The former Tarbet Isle permit area – how’s it different to Forest Drive?

A road to nowhere? How would anyone know that this road led to the former Tarbert Isle campervan area and still existing tent permit area? There are no signs

Following my posts on the unlawful application of the camping byelaws to campervans (see here)  this week I took a look at the Tarbet Isle permit area.   This is one of the areas where the Loch Lomond and Trossachs National Park Authority has refunded campervanners who had purchased permits – an admission that they had done so unlawfully.

The signage – now redundant – only appears when you reach the edge of the so-called permit area

The first thing that strikes you about the area is there is no signage to it (see photo above) from the main road.   If you  are travelling north along the A82 from Tarbet, you might just notice the track up to the left, but there is nothing to tell the anyone who has heard of the byelaws and knows that the Park is trying to force people to stay in permit areas, that you could stay – or have stayed in the case of campervanners – without fear of prosecution.    In fact there is no signage to any of the permit areas along the A82.   While that was a failure in terms of the byelaws, its a welcome failure as if people don’t know where the permit areas are, its almost impossible to stop them from stopping off somewhere else.  Its a failure the Park would be best not trying to remedy, otherwise its likely to waste yet more money on signs, such as that at Tarbet Isle, which then become redundant (left).

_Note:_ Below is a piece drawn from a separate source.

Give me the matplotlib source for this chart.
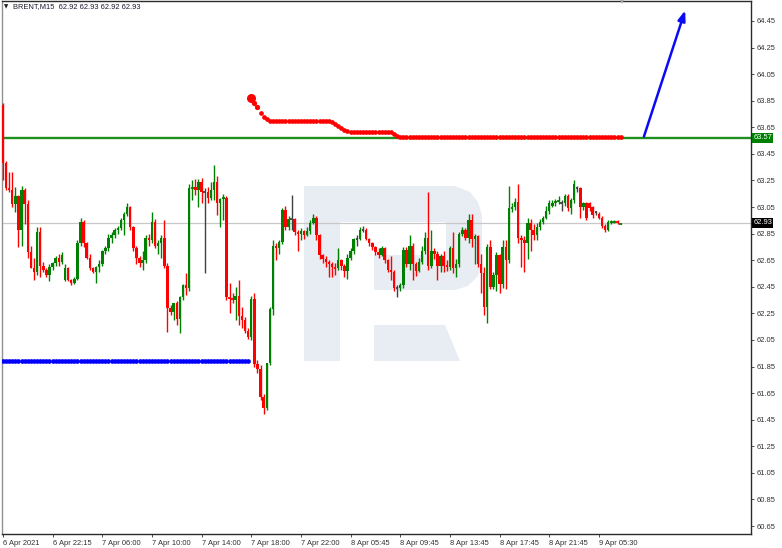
import matplotlib
matplotlib.use("Agg")
import matplotlib.pyplot as plt
from matplotlib.patches import Rectangle, Polygon
import matplotlib.transforms as mtransforms

# ---------------- data (BRENT, M15) ----------------
opens = [63.82, 63.38, 63.19, 63.18, 63.07, 63.13, 62.88, 63.18, 63.07, 62.71,
         62.59, 62.56, 62.86, 62.61, 62.58, 62.54, 62.60, 62.63, 62.67, 62.64,
         62.50, 62.59, 62.50, 62.48, 62.51, 62.78, 62.94, 62.78, 62.67, 62.59,
         62.56, 62.60, 62.62, 62.72, 62.74, 62.82, 62.84, 62.88, 62.89, 62.95,
         63.00, 63.05, 62.90, 62.74, 62.67, 62.63, 62.65, 62.82, 62.80, 62.94,
         62.76, 62.78, 62.82, 62.61, 62.29, 62.26, 62.33, 62.21, 62.37, 62.46,
         62.44, 63.19, 63.20, 63.18, 63.24, 63.16, 63.16, 63.12, 63.18, 63.24,
         63.08, 63.11, 63.12, 62.37, 62.36, 62.35, 62.38, 62.23, 62.20, 62.12,
         62.07, 62.36, 61.87, 61.83, 61.62, 61.54, 61.88, 62.28, 62.76, 62.74,
         62.79, 63.03, 62.90, 62.96, 62.96, 62.86, 62.85, 62.87, 62.84, 62.87,
         62.93, 62.97, 62.84, 62.69, 62.66, 62.64, 62.62, 62.60, 62.59, 62.65,
         62.61, 62.57, 62.67, 62.72, 62.81, 62.81, 62.88, 62.88, 62.81, 62.78,
         62.75, 62.71, 62.69, 62.74, 62.65, 62.58, 62.56, 62.44, 62.44, 62.46,
         62.73, 62.62, 62.76, 62.62, 62.57, 62.64, 62.72, 62.82, 62.61, 62.72,
         62.70, 62.61, 62.68, 62.61, 62.60, 62.74, 62.59, 62.62, 62.85, 62.88,
         62.82, 62.95, 62.81, 62.83, 62.62, 62.55, 62.30, 62.75, 62.45, 62.54,
         62.69, 62.47, 62.75, 62.65, 63.04, 63.05, 63.09, 62.82, 62.80, 62.78,
         62.93, 62.88, 62.84, 62.90, 62.94, 62.97, 63.02, 63.06, 63.08, 63.09,
         63.08, 63.08, 63.13, 63.04, 63.10, 63.19, 63.19, 63.05, 63.08, 63.08,
         63.05, 63.01, 63.00, 62.97, 62.91, 62.88, 62.93, 62.93, 62.94, 62.92]
highs = [63.83, 63.40, 63.31, 63.31, 63.20, 63.14, 63.21, 63.19, 63.10, 62.76,
         62.67, 62.90, 62.90, 62.64, 62.59, 62.62, 62.64, 62.68, 62.70, 62.71,
         62.62, 62.60, 62.51, 62.52, 62.80, 62.97, 62.95, 62.79, 62.70, 62.60,
         62.61, 62.65, 62.73, 62.76, 62.85, 62.86, 62.89, 62.91, 62.97, 63.01,
         63.08, 63.06, 62.91, 62.76, 62.68, 62.72, 62.84, 62.85, 63.01, 62.96,
         62.80, 62.84, 62.95, 62.63, 62.31, 62.33, 62.34, 62.38, 62.47, 62.55,
         63.22, 63.25, 63.26, 63.26, 63.27, 63.19, 63.20, 63.24, 63.37, 63.28,
         63.12, 63.15, 63.13, 62.48, 62.40, 62.45, 62.50, 62.30, 62.22, 62.14,
         62.38, 62.40, 61.90, 61.86, 61.64, 61.88, 62.30, 62.80, 62.78, 62.80,
         63.04, 63.06, 62.98, 63.14, 62.97, 62.88, 62.89, 62.88, 62.90, 62.95,
         63.00, 62.98, 62.85, 62.70, 62.68, 62.65, 62.64, 62.63, 62.74, 62.66,
         62.62, 62.70, 62.74, 62.82, 62.84, 62.90, 62.91, 62.89, 62.82, 62.79,
         62.76, 62.74, 62.76, 62.75, 62.66, 62.68, 62.58, 62.46, 62.48, 62.75,
         62.75, 62.84, 62.78, 62.64, 62.67, 62.76, 62.86, 63.16, 62.88, 62.74,
         62.72, 62.70, 62.72, 62.65, 62.76, 62.86, 62.66, 62.86, 62.90, 62.89,
         63.00, 63.00, 62.85, 62.84, 62.70, 62.60, 62.77, 62.80, 62.56, 62.71,
         62.70, 62.80, 62.80, 63.21, 63.08, 63.12, 63.22, 62.84, 62.83, 62.97,
         62.96, 62.92, 62.93, 62.96, 62.98, 63.06, 63.10, 63.10, 63.11, 63.13,
         63.10, 63.15, 63.15, 63.12, 63.25, 63.21, 63.20, 63.09, 63.09, 63.09,
         63.06, 63.02, 63.01, 62.98, 62.92, 62.95, 62.95, 62.95, 62.95, 62.93]
lows = [63.25, 63.18, 63.16, 63.05, 63.01, 62.75, 62.76, 62.92, 62.67, 62.59,
        62.50, 62.54, 62.52, 62.56, 62.52, 62.49, 62.58, 62.61, 62.61, 62.62,
        62.49, 62.49, 62.46, 62.47, 62.50, 62.76, 62.75, 62.66, 62.58, 62.55,
        62.48, 62.56, 62.61, 62.70, 62.72, 62.78, 62.82, 62.85, 62.88, 62.84,
        62.98, 62.88, 62.72, 62.62, 62.60, 62.58, 62.63, 62.76, 62.78, 62.74,
        62.70, 62.67, 62.59, 62.11, 62.24, 62.20, 62.16, 62.10, 62.35, 62.39,
        62.42, 63.10, 63.14, 63.05, 63.08, 62.55, 63.08, 63.10, 63.10, 62.99,
        62.90, 62.95, 62.35, 62.25, 62.33, 62.20, 62.16, 62.14, 62.10, 62.06,
        62.05, 61.85, 61.80, 61.60, 61.49, 61.52, 61.86, 62.24, 62.65, 62.70,
        62.77, 62.88, 62.88, 62.88, 62.84, 62.72, 62.80, 62.81, 62.83, 62.85,
        62.92, 62.80, 62.66, 62.63, 62.60, 62.52, 62.52, 62.54, 62.58, 62.58,
        62.52, 62.51, 62.65, 62.70, 62.76, 62.80, 62.86, 62.80, 62.76, 62.73,
        62.69, 62.67, 62.68, 62.63, 62.56, 62.50, 62.42, 62.37, 62.42, 62.44,
        62.60, 62.58, 62.50, 62.53, 62.56, 62.62, 62.70, 62.58, 62.59, 62.66,
        62.50, 62.56, 62.56, 62.57, 62.58, 62.55, 62.52, 62.60, 62.83, 62.80,
        62.78, 62.75, 62.62, 62.60, 62.40, 62.24, 62.18, 62.43, 62.43, 62.42,
        62.40, 62.44, 62.43, 62.63, 63.01, 63.03, 62.78, 62.60, 62.56, 62.66,
        62.72, 62.80, 62.80, 62.88, 62.92, 62.96, 63.00, 63.05, 63.06, 63.07,
        63.02, 63.06, 63.02, 63.00, 63.08, 63.16, 62.97, 63.03, 62.95, 63.02,
        62.97, 62.99, 62.96, 62.89, 62.86, 62.87, 62.92, 62.93, 62.92, 62.92]
closes = [63.38, 63.19, 63.18, 63.07, 63.13, 62.88, 63.18, 63.07, 62.71, 62.59,
          62.56, 62.86, 62.61, 62.58, 62.54, 62.60, 62.63, 62.67, 62.64, 62.69,
          62.59, 62.50, 62.48, 62.51, 62.78, 62.94, 62.78, 62.67, 62.59, 62.56,
          62.60, 62.62, 62.72, 62.74, 62.82, 62.84, 62.88, 62.89, 62.95, 63.00,
          63.05, 62.90, 62.74, 62.67, 62.63, 62.65, 62.82, 62.80, 62.94, 62.76,
          62.78, 62.82, 62.61, 62.29, 62.26, 62.33, 62.21, 62.37, 62.46, 62.44,
          63.19, 63.20, 63.18, 63.24, 63.16, 63.16, 63.12, 63.18, 63.24, 63.08,
          63.11, 63.12, 62.37, 62.36, 62.35, 62.38, 62.23, 62.20, 62.12, 62.07,
          62.36, 61.87, 61.83, 61.62, 61.54, 61.88, 62.28, 62.76, 62.74, 62.79,
          63.03, 62.90, 62.96, 62.96, 62.86, 62.85, 62.87, 62.84, 62.87, 62.93,
          62.97, 62.84, 62.69, 62.66, 62.64, 62.62, 62.60, 62.59, 62.65, 62.61,
          62.57, 62.67, 62.72, 62.81, 62.81, 62.88, 62.88, 62.81, 62.78, 62.75,
          62.71, 62.69, 62.74, 62.65, 62.58, 62.56, 62.44, 62.44, 62.46, 62.73,
          62.62, 62.76, 62.62, 62.57, 62.64, 62.72, 62.82, 62.61, 62.72, 62.70,
          62.61, 62.68, 62.61, 62.60, 62.74, 62.59, 62.62, 62.85, 62.88, 62.82,
          62.95, 62.81, 62.83, 62.62, 62.55, 62.30, 62.75, 62.45, 62.54, 62.69,
          62.47, 62.75, 62.65, 63.04, 63.05, 63.09, 62.82, 62.80, 62.78, 62.93,
          62.88, 62.84, 62.90, 62.94, 62.97, 63.02, 63.08, 63.08, 63.09, 63.10,
          63.08, 63.13, 63.04, 63.10, 63.22, 63.19, 63.05, 63.08, 62.97, 63.04,
          62.99, 63.01, 62.97, 62.91, 62.88, 62.94, 62.94, 62.94, 62.93, 62.93]

x_tick_index = [0, 16, 32, 48, 64, 80, 96, 112, 128, 144, 160, 176, 192]
x_tick_labels = ["6 Apr 2021", "6 Apr 22:15", "7 Apr 06:00", "7 Apr 10:00",
                 "7 Apr 14:00", "7 Apr 18:00", "7 Apr 22:00", "8 Apr 05:45",
                 "8 Apr 09:45", "8 Apr 13:45", "8 Apr 17:45", "8 Apr 21:45",
                 "9 Apr 05:30"]
y_ticks = [64.45, 64.25, 64.05, 63.85, 63.65, 63.45, 63.25, 63.05, 62.85, 62.65,
           62.45, 62.25, 62.05, 61.85, 61.65, 61.45, 61.25, 61.05, 60.85, 60.65]

resistance_level = 63.57
bid_level = 62.93
blue_dot_level = 61.89
blue_dot_count = 80
red_dot_start = 80
red_dots = ([63.87, 63.83, 63.80, 63.76, 63.73, 63.71] + [63.70] * 19 +
            [63.70, 63.69, 63.675, 63.66, 63.645, 63.63, 63.62] + [63.615] * 14 +
            [63.60, 63.585] + [63.577] * 72)
arrow_start = (206.5, 63.58)
arrow_end = (219.8, 64.53)
header = "BRENT,M15  62.92 62.93 62.92 62.93"

# ---------------- figure ----------------
W, H = 782, 548
plt.rcParams["font.family"] = ["Liberation Sans", "DejaVu Sans"]
fig = plt.figure(figsize=(W / 100, H / 100), dpi=100)
fig.patch.set_facecolor("white")
ax = fig.add_axes([2 / W, 14 / H, 749 / W, 533.5 / H])
ax.set_xlim(-0.3, 241.0)
ax.set_ylim(60.590, 64.604)

# watermark (RoboForex logo), pixel coordinates of the figure
def px(x, y):
    return (x / W, 1 - y / H)

wm = "#e8ecf3"
wm_shapes = [
    [px(304, 186), px(340, 186), px(340, 361), px(304, 361)],
    [px(340, 186), px(455, 186), px(470, 192), px(478, 202), px(482, 215),
     px(482, 262), px(478, 276), px(468, 286), px(455, 290), px(374, 290),
     px(374, 255), px(446, 255), px(446, 222), px(340, 222)],
    [px(374, 325), px(445, 325), px(460, 361), px(374, 361)],
]
for pts in wm_shapes:
    ax.add_patch(Polygon(pts, closed=True, transform=fig.transFigure,
                         facecolor=wm, edgecolor="none", zorder=0.2))

UP, DN, DJ = "#008000", "#ff0000", "#404040"
for i, (o, h, l, c) in enumerate(zip(opens, highs, lows, closes)):
    col = UP if c > o else (DN if c < o else DJ)
    ax.vlines(i, l, h, color=col, lw=1.0, zorder=3)
    lo, hi = min(o, c), max(o, c)
    if hi - lo < 0.012:
        ax.hlines((o + c) / 2, i - 0.4, i + 0.4, color=col, lw=1.3, zorder=3)
    else:
        ax.add_patch(Rectangle((i - 0.4, lo), 0.8, hi - lo, facecolor=col,
                               edgecolor="none", zorder=3))

ax.axhline(bid_level, color="#c8c8c8", lw=0.9, zorder=1)
ax.axhline(resistance_level, color="#1f8f1f", lw=1.7, zorder=2)

ax.plot(range(blue_dot_count), [blue_dot_level] * blue_dot_count, "o",
        color="#0000ff", ms=3.4, mew=0, zorder=4)
rx = list(range(red_dot_start, red_dot_start + len(red_dots)))
ax.plot(rx[3:], red_dots[3:], "o", color="#ff0000", ms=3.4, mew=0, zorder=4)
ax.plot(rx[1:3], red_dots[1:3], "o", color="#ff0000", ms=3.8, mew=0, zorder=4)
ax.plot(rx[:1], red_dots[:1], "o", color="#ff0000", ms=6.5, mew=0, zorder=4)

ax.annotate("", xy=arrow_end, xytext=arrow_start,
            arrowprops=dict(arrowstyle="-|>,head_length=0.6,head_width=0.22",
                            color="#0a0af5", lw=1.8, mutation_scale=10,
                            shrinkA=0, shrinkB=0), zorder=5)

# chart shift marker
ax.plot([199.5], [64.604], marker="v", ms=4.5, color="#a8a8a8", mew=0,
        clip_on=False, zorder=6)

# axes styling
for s in ["top", "right", "bottom"]:
    ax.spines[s].set_color("#2a2a2a")
    ax.spines[s].set_linewidth(1.0)
ax.spines["left"].set_color("#909090")
ax.spines["left"].set_linewidth(1.0)
ax.yaxis.tick_right()
ax.set_yticks(y_ticks)
ax.set_yticklabels([f"{v:.2f}" for v in y_ticks])
ax.set_xticks(x_tick_index)
ax.set_xticklabels(x_tick_labels, ha="left")
ax.tick_params(axis="both", direction="out", length=2.5, width=0.6,
               colors="#303030", labelsize=5.4, pad=1.5)

# price tags
blend = mtransforms.blended_transform_factory(ax.transAxes, ax.transData)
ax.text(1.003, resistance_level, f"{resistance_level:.2f}", transform=blend,
        ha="left", va="center", fontsize=5.4, color="white", zorder=7,
        bbox=dict(boxstyle="square,pad=0.18", fc="#008000", ec="none"))
ax.text(1.003, bid_level, f"{bid_level:.2f}", transform=blend,
        ha="left", va="center", fontsize=5.4, color="white", zorder=7,
        bbox=dict(boxstyle="square,pad=0.18", fc="black", ec="none"))

# header
fig.text(4 / W, 1 - 7 / H, "\u25bc", fontsize=4.0, color="#202020",
         ha="left", va="center", family=["DejaVu Sans"])
fig.text(13 / W, 1 - 7 / H, header, fontsize=5.4, color="#1a1a30",
         ha="left", va="center")

fig.savefig("out.png", dpi=100, facecolor="white")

At least at Tarbet Isle the former gates across the track have been removed.   Why Forestry Commission Scotland has no gates at Tarbet Isle but has gates and locks them at Forest Drive is a mystery.    Perhaps its to prevent a right of passage being created?   You only have a right under the byelaws to sleep overnight on roads where there is a right of passage.

The former campervan permit area, where you can now once more stay for free, is hardly inspiring, the sort of high quality experience the Park says it wants to promote for visitors, but its ok.  Its big pluses are its flat and being slightly above the road its much quieter than by the lochshores.   There are no views and no facilities and some people might feel a bit vulnerable here.

I suspect most campervanners, like most people, would prefer to stop off by the loch shore even because it is noisier because it has great views and the bumpy shoreline is very interesting.  It feels like you are in a National Park – the campervan permit area could have been almost anywhere.

The map of the permit area (close up above) shows the former campervan permit area by a dotted red line, the wider permit areas in dark green and the flatter part of the permit area in light green.  The path by the sign, marks the boundary, and shosw just how steep and tree covered much of the permit area is.   Why the Park spent lots of money delimiting wider permit areas where it is absolutely impossible to camp I am not sure.   Maybe though this wider area is where people can sleep in hammocks slung between trees without committing an offence so long as they pay £3 for the privilege?

 

Its a good five minute walk through the permit area before you reach anywhere you could possibly consider camping.   That’s not much good for cycle tourers or canoeists, worried about being prosecuted for camping by the road or on the lochshores.  The woodland was lovely in the sun but sloping and covered in vegetation, again unsuitable for camping

There was one obvious camping area, which had been used by campers, and where some kind person – possibly from FCS – had left a couple of logs.   Highly commendable.  There was no obvious source of water though and so to me, while its good the potential for camping up in the woods here is being advertised, this should not be seen as compensation for banning  people from camping on the lochshores.   I am awaiting the breakdown of the Park’s statistics (which show numbers of tents booked on West Loch Lomond but not by permit area) but I suspect the demand for camping here will not be high.

What is the justification for the remaining campervan permit areas?

The LLTNPA and FCS need to explain why they still trying to charge campervans for staying at Forest Drive – indeed they have increased the number of permits for campervans there – while dropping permits at Tarbet Isle.

The LLTNPA also needs to explain why its now saying campervans can stop off in the parking area at the end of the short forest road at Tarbert Isle but to do so without a permit at the similar turning area at Firkin Point is still according to them a criminal offence.

The campervan permit places at Firkin Point are in the no parking area – which raises more legal questions than I care to cover here!

Tarbet Isle provides more evidence, as if more was needed, that the legal basis for the decisions made by LLTNPA staff need to be made public.